次の日の夜、お世話になったペモン族の家族からプレゼントをもらった。
参考:ベネズエラの世界遺産カナイマ国立公園でトレッキング最終日!5日間で最も辛い思いをしながら歩き続けた
もらったのはペモン族の伝統衣装であるフンドシ。
ヤドクガエルの毒を塗って使う弓矢と雨乞い用の楽器ももらった。
2.フンドシ姿になり一緒に踊る
そして、この夜も観光客向けの民族ショーが行われた。
いつものように踊るペモン族。
この夜は観光客も一緒に踊った。
そして、ぼくもフンドシ一枚になった。
これにはペモン族のみんなも爆笑!
ちなみにぼくはパイパンだからフンドシ一枚になれたけど、もじゃもじゃだと無理だよ。
毎日一緒に遊んでいた子供たちと記念撮影。
翌朝にこの村を旅立つ予定だったので、これが最後の別れだった。
いつもより子供が凛々しく感じた。
子供たちと記念撮影してもらい、思い出ができた。
普段はふんどし姿を嫌がっている子供も、この日は笑ってくれていた。
3.体当たりで向き合いたい
今回は思いっきりまとまりがない文章を書いている。
・少数民族が伝統文化を守りながら、近代化する方法はまだまだわからない。
・貧困地域で活動するNGOが効果的な活動をできているのかわからない。
・NGOの活動費を集めるために、可哀想な子供が作られているようにも感じる。
ぼくはまだ途上国の問題に直面すると悩むことが多い。
答えが見つからない。
でも、体当たりで向き合おうと思う。
彼らと同じものを食べて、同じ家で寝て、同じ服を着る。
彼らとの距離を縮めるために、ぼくは伝統衣装(フンドシ)を使っている。
ヨシダ、裸でアフリカをゆく
アフリカの少数民族の写真集で有名なフォトグラファーのヨシダナギさんも少数民族の衣装をよく着ているが、同じように被写体との距離を縮めるためだそう。
来週からマサイ族の村に滞在してくるよ
今は東アフリカのケニア共和国にいる。
そして、来週8月1日からマサイ族の村に泊まり込む予定。
マサイ族の村で連絡先を交換してからマサイ族のおじさんから毎日SMSが来るようになった。
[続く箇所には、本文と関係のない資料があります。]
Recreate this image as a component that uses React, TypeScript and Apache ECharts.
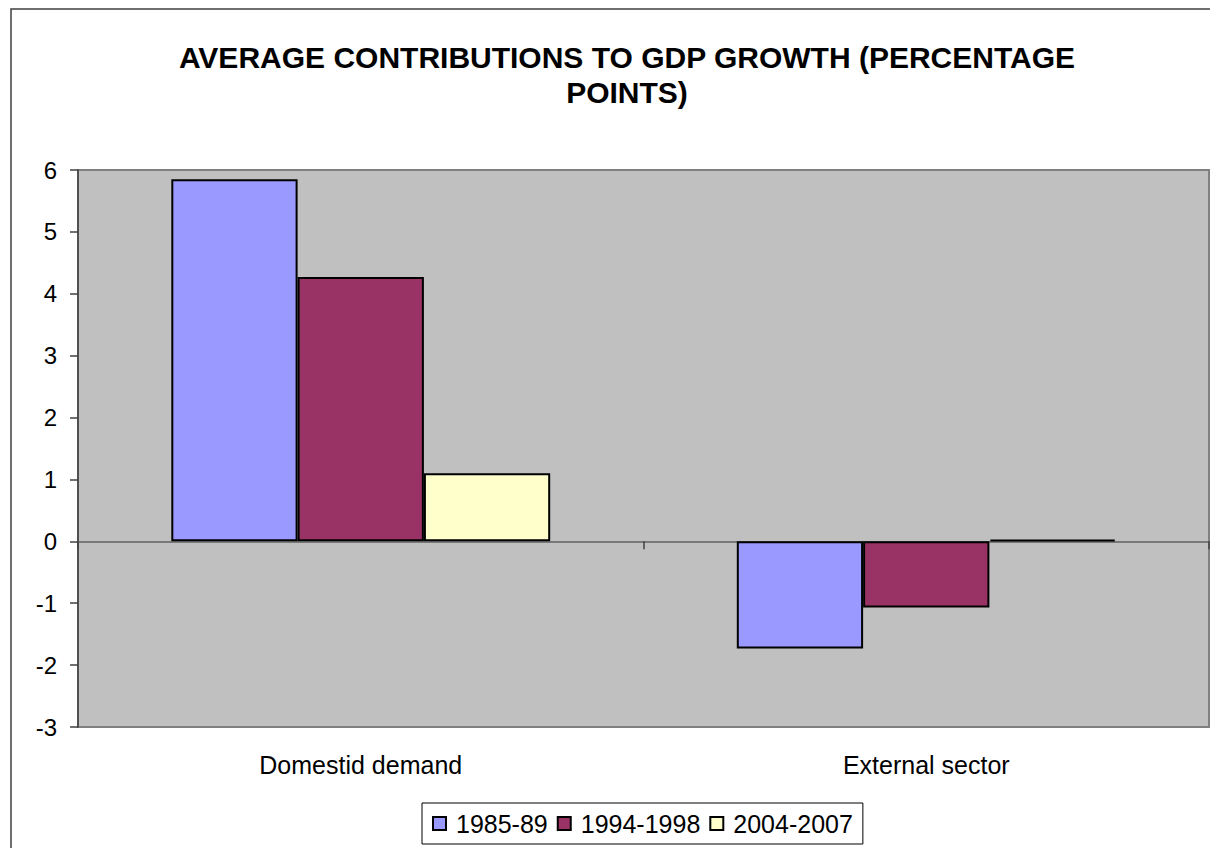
import React, { useEffect, useRef } from "react";
import * as echarts from "echarts";

const categories = ["Domestid demand", "External sector"];
const seriesNames = ["1985-89", "1994-1998", "2004-2007"];
const values1985 = [5.85, -1.73];
const values1994 = [4.27, -1.07];
const values2004 = [1.1, 0.03];
const colors = ["#9999FF", "#993366", "#FFFFCC"];
const titleLines = ["AVERAGE CONTRIBUTIONS TO GDP GROWTH (PERCENTAGE", "POINTS)"];

const FONT = "'Liberation Sans', Arial, sans-serif";

export default function App() {
  const ref = useRef<HTMLDivElement>(null);
  useEffect(() => {
    if (!ref.current) return;
    const chart = echarts.init(ref.current, undefined, { renderer: "svg" });
    const allValues = [values1985, values1994, values2004];
    chart.setOption({
      animation: false,
      backgroundColor: "#FFFFFF",
      textStyle: { fontFamily: FONT },
      graphic: [
        {
          type: "rect",
          shape: { x: 11, y: 9, width: 1300, height: 1000 },
          style: { fill: "none", stroke: "#404040", lineWidth: 1.5 },
          silent: true,
          z: -1,
        },
        {
          type: "text",
          x: 627,
          y: 57,
          style: {
            text: titleLines[0],
            font: `bold 30px ${FONT}`,
            fill: "#000",
            textAlign: "center",
            textVerticalAlign: "middle",
          },
        },
        {
          type: "text",
          x: 627,
          y: 92,
          style: {
            text: titleLines[1],
            font: `bold 30px ${FONT}`,
            fill: "#000",
            textAlign: "center",
            textVerticalAlign: "middle",
          },
        },
      ],
      grid: {
        left: 78,
        right: 1,
        top: 170,
        bottom: 121,
        show: true,
        backgroundColor: "#C0C0C0",
        borderColor: "#808080",
        borderWidth: 2,
      },
      legend: {
        left: 422,
        top: 803,
        padding: [8, 10, 8, 10],
        borderColor: "#000",
        borderWidth: 1,
        itemWidth: 13,
        itemHeight: 13,
        itemGap: 9,
        data: seriesNames,
        textStyle: { fontSize: 25, color: "#000", fontFamily: FONT, padding: [0, 0, 0, 5] },
        icon: "rect",
      },
      xAxis: [
        {
          type: "category",
          data: categories,
          position: "bottom",
          axisLine: { show: false, onZero: false },
          axisTick: { show: false },
          axisLabel: { fontSize: 25, color: "#000", margin: 25, fontFamily: FONT },
          splitLine: { show: false },
        },
        {
          type: "category",
          data: categories,
          position: "bottom",
          axisLine: { show: true, onZero: true, lineStyle: { color: "#606060", width: 1.5 } },
          axisTick: { show: true, length: 8, lineStyle: { color: "#404040", width: 1.5 } },
          axisLabel: { show: false },
          splitLine: { show: false },
        },
      ],
      yAxis: {
        type: "value",
        min: -3,
        max: 6,
        interval: 1,
        axisLine: { show: true, lineStyle: { color: "#404040", width: 1.5 } },
        axisTick: { show: true, length: 8, lineStyle: { color: "#404040", width: 1.5 } },
        axisLabel: { fontSize: 24, color: "#000", margin: 21, fontFamily: FONT },
        splitLine: { show: false },
      },
      series: seriesNames.map((name, i) => ({
        name,
        type: "bar",
        xAxisIndex: 0,
        data: allValues[i],
        barGap: "0%",
        barCategoryGap: "33%",
        itemStyle: { color: colors[i], borderColor: "#000", borderWidth: 2 },
      })),
    });
    return () => chart.dispose();
  }, []);
  return (
    <div
      ref={ref}
      style={{ position: "absolute", left: 0, top: 0, width: 1210, height: 848 }}
    />
  );
}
「おはよう、元気?、今何してるの?」みたいなメッセージをやりとりしてるんだけど、何コレ?
— 宮﨑大輔@ケニア (@JIBURl) 2016年7月25日
前回マサイ族の村に行った時に仲良くなった村人の家に泊めてもらい、マサイ族の暮らしを体験してくる。
参考:マサイ族のお宅訪問!マサイマラ国立公園でライオンと間近で遭遇しマサイ村を見学したよ
ここがマサイ族の村。
これがぼくが泊まる予定のマサイ族のジョン氏の家。
ぼくが青年海外協力隊として活動していた村の民家にそっくり。
マサイ族でもいろいろ葛藤やら疑問を感じると思うが、体当たりで向き合いたい。
ペモン族のフンドシも持って行くよ。
まとめ
今回はぼくが少数民族の村でフンドシ姿になった理由を説明した。
少数民族がフンドシ姿で行う民族ショーにあまりよい印象がなかったので、自分もフンドシ姿になってみたのだ。
マサイ族とも体当たりで向き合って、いろいろ考えたい。